As per the above-mentioned image, you can borrow and lend 10+ ERC-20 tokens, the top tokens are Ethereum, USDC and DAI.
When a lender supplies an asset (Lets take BAT tokens for this example), he receives something referred to as a “cTokens” (cBAT) which will increase in value as the interest is accrued while a borrower has to provide collateral in cTokens to borrow from the pool. To make sure that the value of the collateral does not drop significantly (due to the volatility) compared to the loan amount, the protocol overcollateralizes.
The motivation from the lender’s point of view is to earn passive income while borrowers can the protocol to increase their leverage on their position. Let’s say that the investor is confident that BAT is about to surge, so he can borrow money and keep BAT as collateral. He will then buy more BAT with the borrowed money. So, when BAT surges, the borrowed BAT’s new value minus the principal and interest would be the profit.
What is the utility of the COMP?
COMP is an ERC-20 native token to Compound Finance’s ecosystem. It represents a core element in Compound Finance’s ecosystem and is essentially a governance token. The token holders can put forth proposals and can also vote on proposals. These proposals can be used to shape the future of the protocol.
Competition analysis. When it comes to Lending platforms in the Defi space, Compound Finance is the 6th largest Dapp based on total value locked (TVL) and is the 3rd largest Dapp in the lending category space.
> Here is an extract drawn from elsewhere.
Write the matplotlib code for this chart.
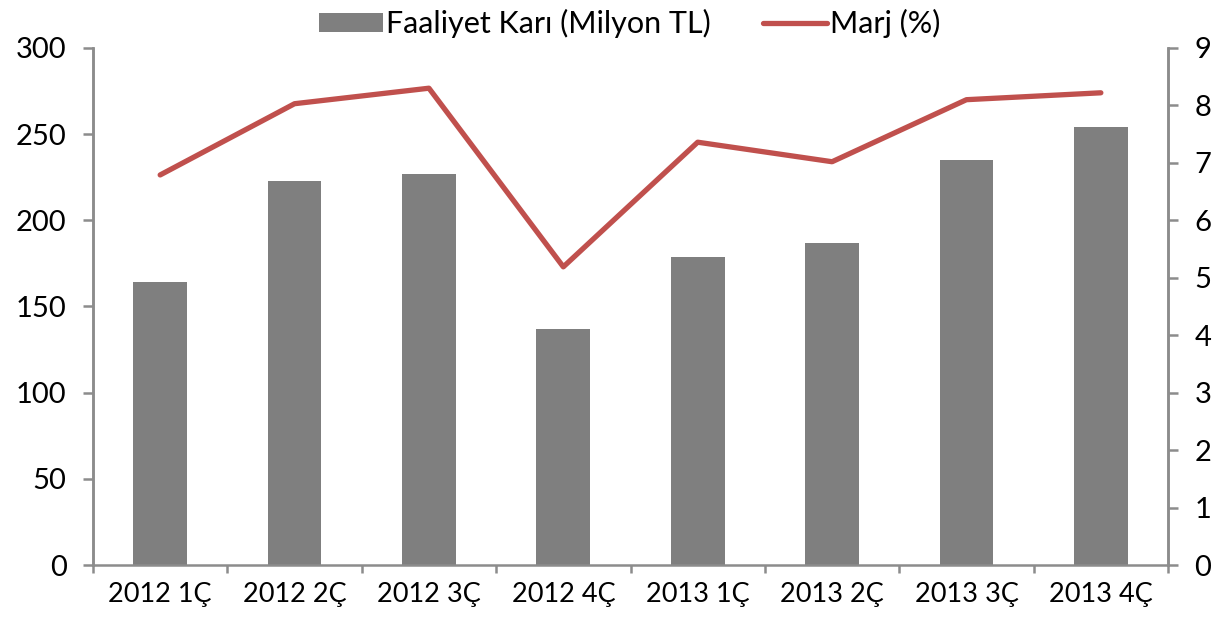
import matplotlib
matplotlib.use('Agg')
import matplotlib.pyplot as plt
import numpy as np

# data
quarters = ['2012 1Ç', '2012 2Ç', '2012 3Ç', '2012 4Ç',
            '2013 1Ç', '2013 2Ç', '2013 3Ç', '2013 4Ç']
op_profit = [164, 223, 227, 137, 179, 187, 235, 254]
margin = [6.79, 8.03, 8.30, 5.19, 7.36, 7.02, 8.10, 8.22]

plt.rcParams['font.family'] = ['Lato', 'DejaVu Sans']
axis_grey = '#8c8c8c'

fig = plt.figure(figsize=(12.25, 6.2), dpi=100)
ax = fig.add_axes([0.0759, 0.0887, 0.8776, 0.8339])
ax2 = ax.twinx()

x = np.arange(len(quarters))
bars = ax.bar(x, op_profit, width=0.4, color='#7f7f7f', label='Faaliyet Karı (Milyon TL)', zorder=2)
line, = ax2.plot(x, margin, color='#c0504d', lw=3.8, label='Marj (%)', solid_capstyle='round', zorder=3)

ax.set_xlim(-0.5, len(quarters) - 0.5)
ax.set_ylim(0, 300)
ax.set_yticks(range(0, 301, 50))
ax2.set_ylim(0, 9)
ax2.set_yticks(range(0, 10))

# category ticks at boundaries, labels centred
ax.set_xticks(np.arange(-0.5, len(quarters)), minor=False)
ax.set_xticklabels([])
ax.set_xticks(x, minor=True)
ax.set_xticklabels(quarters, minor=True, fontsize=19.5)
ax.tick_params(axis='x', which='minor', length=0, pad=12)
ax.tick_params(axis='x', which='major', length=6, width=1.8, color=axis_grey, direction='out')

ax.tick_params(axis='y', labelsize=21, length=7, width=1.8, color=axis_grey, pad=12)
ax2.tick_params(axis='y', labelsize=21, length=7, width=1.8, color=axis_grey, pad=12)

for a in (ax, ax2):
    a.spines['top'].set_visible(False)
    for s in ('left', 'right', 'bottom'):
        a.spines[s].set_color(axis_grey)
        a.spines[s].set_linewidth(1.8)
ax2.spines['bottom'].set_visible(False)

fig.legend(handles=[bars, line], loc='upper center', bbox_to_anchor=(0.514, 1.03), ncol=2,
           frameon=False, fontsize=22, handlelength=2.1, handleheight=0.6,
           handletextpad=0.1, columnspacing=1.7)

fig.savefig('out.png', dpi=100)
Although it is within the top 3 lending applications, there is a huge potential towards the upside based on the competition. Besides its crypto peers, the traditional banks are also a competition. It has an amazing edge over the banks in developed nations. 0.7% found at US savings account is always beaten by the 4.58% on Aave tokens on compound finance.
Team, Media, and community strength.
The leadership team has strong experience in the field of Finance & Technology and has created multiple companies in the past. Compound Finance has great community strength, but they are only visible on Twitter and Medium. They have 222k Twitter followers and their media presence is not very impressive.
Pros: Compound Financeis the 6th largest Dapp and the 3rd largest Lending protocol in the DEFI space. It has huge market potential as it is trying to take over the primary role of the banks which is a multibillion-dollar industry. It is a simple to use Dapp, which is a key aspect to mass adoption. The team has expertise in Finance, Technology and Business.
Cons: Technology can be exploited and this applies to DeFi applications such as Compound Finance. During an update, the protocol gave away approximately $90 million dollars to its users. This does not mean that the traditional banks have not done something similar (Fat finger error or an AI going berserk when it meets an undefined condition). The other major problem is usability, given that it is based on the Ethereum network, the gas fees make the network extremely expensive to use, making it obsolete.